**PROBLEM STATEMENT:**
Find the lines holding "seaborn" and copy them.

### DATA IN THIS EXERCISE

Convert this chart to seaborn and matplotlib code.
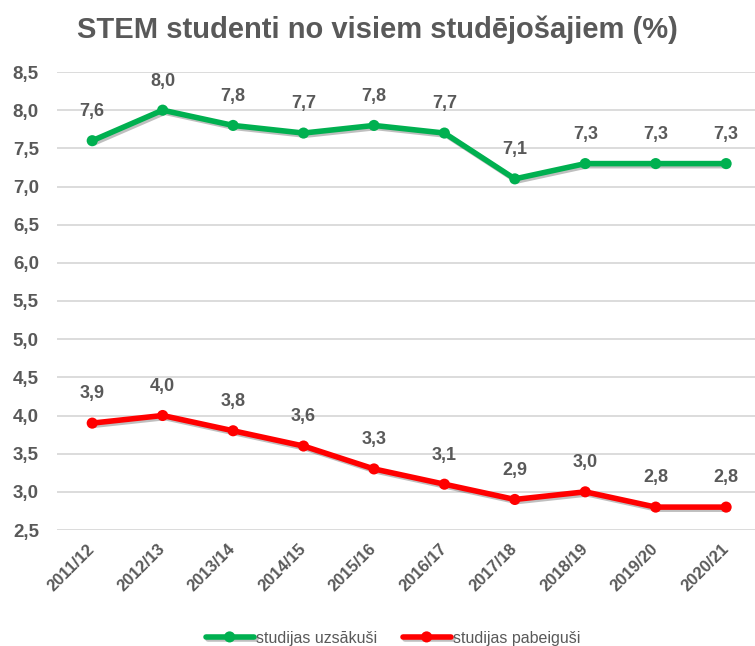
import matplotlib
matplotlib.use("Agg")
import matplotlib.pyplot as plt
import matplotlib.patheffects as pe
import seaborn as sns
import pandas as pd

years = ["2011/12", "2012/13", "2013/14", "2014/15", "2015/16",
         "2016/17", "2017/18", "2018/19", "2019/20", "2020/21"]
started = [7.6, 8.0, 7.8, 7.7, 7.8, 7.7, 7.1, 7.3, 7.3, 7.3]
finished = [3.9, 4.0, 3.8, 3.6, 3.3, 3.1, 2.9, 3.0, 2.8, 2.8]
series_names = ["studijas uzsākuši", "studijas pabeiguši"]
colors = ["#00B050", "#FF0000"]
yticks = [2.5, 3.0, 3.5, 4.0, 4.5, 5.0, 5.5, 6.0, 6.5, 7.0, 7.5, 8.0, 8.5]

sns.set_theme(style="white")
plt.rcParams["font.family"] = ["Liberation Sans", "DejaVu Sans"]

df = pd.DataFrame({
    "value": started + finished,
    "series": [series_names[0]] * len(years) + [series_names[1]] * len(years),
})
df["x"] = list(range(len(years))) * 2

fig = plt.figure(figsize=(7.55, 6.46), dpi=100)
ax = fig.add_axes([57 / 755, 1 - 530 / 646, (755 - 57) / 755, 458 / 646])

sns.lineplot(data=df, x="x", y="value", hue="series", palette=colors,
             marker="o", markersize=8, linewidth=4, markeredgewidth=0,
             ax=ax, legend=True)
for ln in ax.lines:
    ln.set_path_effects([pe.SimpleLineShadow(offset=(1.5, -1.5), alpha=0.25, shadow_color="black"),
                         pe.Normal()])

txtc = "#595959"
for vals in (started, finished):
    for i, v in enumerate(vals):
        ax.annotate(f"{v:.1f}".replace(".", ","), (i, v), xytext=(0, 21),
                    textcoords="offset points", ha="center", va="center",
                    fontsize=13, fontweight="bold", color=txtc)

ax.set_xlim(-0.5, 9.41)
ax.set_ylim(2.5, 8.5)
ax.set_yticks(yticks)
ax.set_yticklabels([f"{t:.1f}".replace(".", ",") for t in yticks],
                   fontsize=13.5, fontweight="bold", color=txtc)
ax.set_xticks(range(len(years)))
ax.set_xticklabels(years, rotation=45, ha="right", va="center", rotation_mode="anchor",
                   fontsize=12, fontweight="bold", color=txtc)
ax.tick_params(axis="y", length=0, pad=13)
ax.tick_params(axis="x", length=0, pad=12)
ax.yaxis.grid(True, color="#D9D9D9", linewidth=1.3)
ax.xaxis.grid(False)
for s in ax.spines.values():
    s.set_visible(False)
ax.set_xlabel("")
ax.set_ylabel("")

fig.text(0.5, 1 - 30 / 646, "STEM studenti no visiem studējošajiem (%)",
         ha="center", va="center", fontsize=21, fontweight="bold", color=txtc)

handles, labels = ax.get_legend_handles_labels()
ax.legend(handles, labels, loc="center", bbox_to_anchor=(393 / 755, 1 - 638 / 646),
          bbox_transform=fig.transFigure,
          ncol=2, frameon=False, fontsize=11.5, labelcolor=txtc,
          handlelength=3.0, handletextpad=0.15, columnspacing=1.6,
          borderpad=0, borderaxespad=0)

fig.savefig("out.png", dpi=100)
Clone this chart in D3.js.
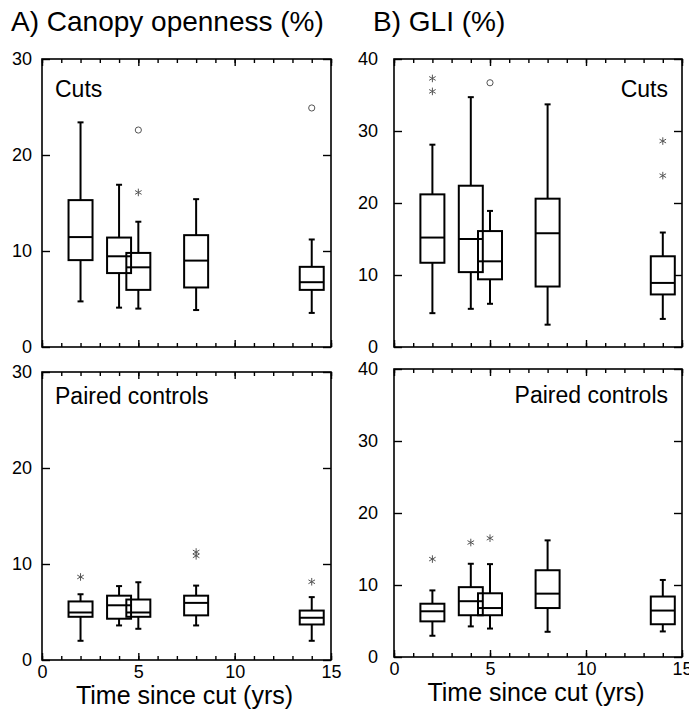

######

**TASK OUTPUT:**
Convert this chart to seaborn and matplotlib code.
import seaborn as sns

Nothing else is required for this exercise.